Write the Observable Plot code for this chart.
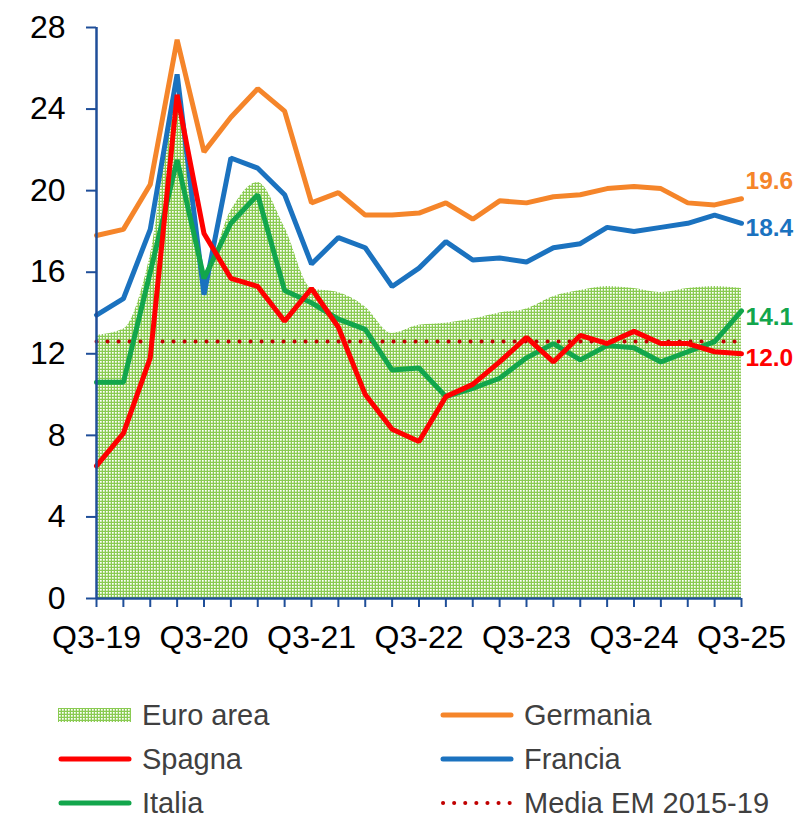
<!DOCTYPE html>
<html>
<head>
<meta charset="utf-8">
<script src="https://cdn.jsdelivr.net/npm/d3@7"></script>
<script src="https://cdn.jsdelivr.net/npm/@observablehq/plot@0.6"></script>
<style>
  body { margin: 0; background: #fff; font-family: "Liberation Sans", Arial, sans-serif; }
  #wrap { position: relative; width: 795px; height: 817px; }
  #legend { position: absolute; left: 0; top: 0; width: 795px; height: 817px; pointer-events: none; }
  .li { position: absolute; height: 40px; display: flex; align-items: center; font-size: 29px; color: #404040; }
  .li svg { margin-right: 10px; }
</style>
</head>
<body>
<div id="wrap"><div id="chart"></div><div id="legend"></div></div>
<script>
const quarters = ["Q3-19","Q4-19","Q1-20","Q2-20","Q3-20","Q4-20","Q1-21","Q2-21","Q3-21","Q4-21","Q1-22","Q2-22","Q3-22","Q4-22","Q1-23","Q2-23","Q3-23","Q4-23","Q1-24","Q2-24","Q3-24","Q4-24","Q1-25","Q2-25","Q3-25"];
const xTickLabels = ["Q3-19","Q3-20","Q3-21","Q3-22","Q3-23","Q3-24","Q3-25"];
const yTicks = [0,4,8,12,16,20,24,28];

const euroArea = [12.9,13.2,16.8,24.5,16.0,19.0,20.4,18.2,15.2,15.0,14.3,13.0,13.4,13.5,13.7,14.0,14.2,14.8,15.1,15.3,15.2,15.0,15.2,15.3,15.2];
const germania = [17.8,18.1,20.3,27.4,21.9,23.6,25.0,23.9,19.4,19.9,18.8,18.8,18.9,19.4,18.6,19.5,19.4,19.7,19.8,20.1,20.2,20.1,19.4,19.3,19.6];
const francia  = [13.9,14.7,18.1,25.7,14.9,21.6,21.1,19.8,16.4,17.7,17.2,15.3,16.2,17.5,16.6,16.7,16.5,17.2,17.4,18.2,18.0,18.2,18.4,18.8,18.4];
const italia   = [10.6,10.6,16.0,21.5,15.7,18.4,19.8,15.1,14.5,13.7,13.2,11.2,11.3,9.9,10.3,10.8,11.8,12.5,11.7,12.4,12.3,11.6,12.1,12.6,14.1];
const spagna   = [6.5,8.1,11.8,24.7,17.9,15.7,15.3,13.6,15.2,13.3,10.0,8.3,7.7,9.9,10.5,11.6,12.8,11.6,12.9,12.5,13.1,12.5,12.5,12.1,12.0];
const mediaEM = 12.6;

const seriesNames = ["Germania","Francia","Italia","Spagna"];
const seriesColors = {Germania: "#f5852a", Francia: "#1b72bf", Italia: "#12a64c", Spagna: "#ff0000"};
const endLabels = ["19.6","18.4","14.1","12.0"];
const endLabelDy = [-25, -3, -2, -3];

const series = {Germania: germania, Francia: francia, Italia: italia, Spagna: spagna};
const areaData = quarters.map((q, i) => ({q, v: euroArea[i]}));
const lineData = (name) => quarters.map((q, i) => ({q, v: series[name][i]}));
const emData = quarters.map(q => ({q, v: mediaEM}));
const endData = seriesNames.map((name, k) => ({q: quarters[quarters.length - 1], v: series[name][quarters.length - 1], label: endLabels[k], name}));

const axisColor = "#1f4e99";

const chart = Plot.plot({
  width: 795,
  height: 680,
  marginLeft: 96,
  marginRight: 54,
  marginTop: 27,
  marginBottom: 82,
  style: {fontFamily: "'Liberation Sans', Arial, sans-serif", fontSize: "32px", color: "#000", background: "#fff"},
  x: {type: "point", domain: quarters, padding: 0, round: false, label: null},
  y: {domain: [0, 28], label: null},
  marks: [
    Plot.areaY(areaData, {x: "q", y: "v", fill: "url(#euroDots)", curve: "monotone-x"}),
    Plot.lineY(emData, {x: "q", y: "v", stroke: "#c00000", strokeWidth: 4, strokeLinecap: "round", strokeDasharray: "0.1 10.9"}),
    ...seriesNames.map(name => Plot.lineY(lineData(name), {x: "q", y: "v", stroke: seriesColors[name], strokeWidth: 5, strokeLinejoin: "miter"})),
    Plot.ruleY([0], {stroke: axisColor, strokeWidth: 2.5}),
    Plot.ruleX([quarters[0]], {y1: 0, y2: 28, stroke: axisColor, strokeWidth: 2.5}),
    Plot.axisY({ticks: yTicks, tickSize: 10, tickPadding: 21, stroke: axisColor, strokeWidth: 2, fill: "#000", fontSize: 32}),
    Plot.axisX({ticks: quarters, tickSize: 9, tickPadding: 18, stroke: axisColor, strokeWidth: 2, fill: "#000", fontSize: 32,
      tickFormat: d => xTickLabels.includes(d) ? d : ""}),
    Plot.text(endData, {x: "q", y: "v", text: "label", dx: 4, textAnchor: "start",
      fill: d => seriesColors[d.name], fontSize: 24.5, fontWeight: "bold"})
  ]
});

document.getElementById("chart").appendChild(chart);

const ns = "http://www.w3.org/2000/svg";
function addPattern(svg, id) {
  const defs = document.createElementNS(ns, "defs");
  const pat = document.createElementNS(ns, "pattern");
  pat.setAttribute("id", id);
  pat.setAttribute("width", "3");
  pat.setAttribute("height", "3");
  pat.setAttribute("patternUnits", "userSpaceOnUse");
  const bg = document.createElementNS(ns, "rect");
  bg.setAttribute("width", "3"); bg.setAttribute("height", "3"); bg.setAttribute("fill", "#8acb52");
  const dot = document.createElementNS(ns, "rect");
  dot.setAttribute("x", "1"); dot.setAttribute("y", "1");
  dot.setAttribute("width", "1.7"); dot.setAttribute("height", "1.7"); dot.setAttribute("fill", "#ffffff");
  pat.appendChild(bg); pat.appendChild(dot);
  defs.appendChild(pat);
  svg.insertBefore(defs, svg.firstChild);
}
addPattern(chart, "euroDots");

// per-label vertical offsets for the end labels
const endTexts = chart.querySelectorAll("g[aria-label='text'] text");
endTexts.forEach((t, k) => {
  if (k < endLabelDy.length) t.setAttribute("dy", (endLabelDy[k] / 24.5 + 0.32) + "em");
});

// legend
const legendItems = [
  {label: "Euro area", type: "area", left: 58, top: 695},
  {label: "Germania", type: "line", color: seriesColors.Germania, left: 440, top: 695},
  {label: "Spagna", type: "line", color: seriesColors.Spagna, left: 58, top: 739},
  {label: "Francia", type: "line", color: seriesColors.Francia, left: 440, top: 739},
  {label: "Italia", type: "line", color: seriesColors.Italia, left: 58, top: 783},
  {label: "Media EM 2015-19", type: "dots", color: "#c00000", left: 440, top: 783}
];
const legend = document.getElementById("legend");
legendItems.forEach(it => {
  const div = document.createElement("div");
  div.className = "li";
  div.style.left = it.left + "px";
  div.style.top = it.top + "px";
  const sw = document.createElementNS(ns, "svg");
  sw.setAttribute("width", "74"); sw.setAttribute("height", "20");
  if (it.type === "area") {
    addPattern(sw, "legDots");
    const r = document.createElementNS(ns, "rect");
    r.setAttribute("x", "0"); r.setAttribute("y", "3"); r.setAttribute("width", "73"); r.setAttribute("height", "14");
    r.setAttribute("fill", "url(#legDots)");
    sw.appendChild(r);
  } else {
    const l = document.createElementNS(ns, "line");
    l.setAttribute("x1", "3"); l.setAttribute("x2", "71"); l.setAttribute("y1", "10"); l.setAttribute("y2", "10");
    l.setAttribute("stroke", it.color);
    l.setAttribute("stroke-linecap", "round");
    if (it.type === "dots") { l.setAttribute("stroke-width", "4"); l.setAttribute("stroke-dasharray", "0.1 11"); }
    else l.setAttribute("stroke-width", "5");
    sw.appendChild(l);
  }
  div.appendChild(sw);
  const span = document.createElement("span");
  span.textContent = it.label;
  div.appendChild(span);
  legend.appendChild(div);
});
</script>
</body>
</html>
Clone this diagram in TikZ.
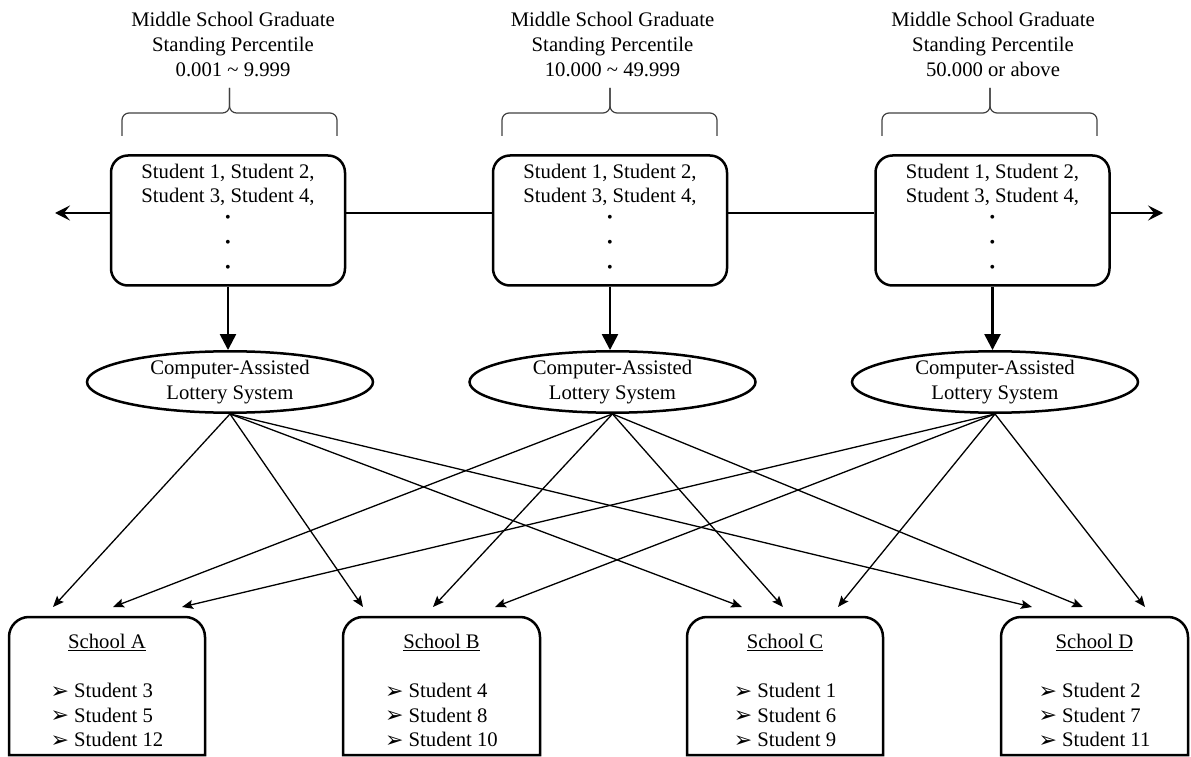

• [WRITTEN EXERCISE]:
Gather from the entries above all lines that include the string "chart".

• [ANSWER FOR THIS EXERCISE]:
Write the Observable Plot code for this chart.
<div id="wrap"><div id="chart"></div><div id="legend"></div></div>
const chart = Plot.plot({
document.getElementById("chart").appendChild(chart);
addPattern(chart, "euroDots");
const endTexts = chart.querySelectorAll("g[aria-label='text'] text");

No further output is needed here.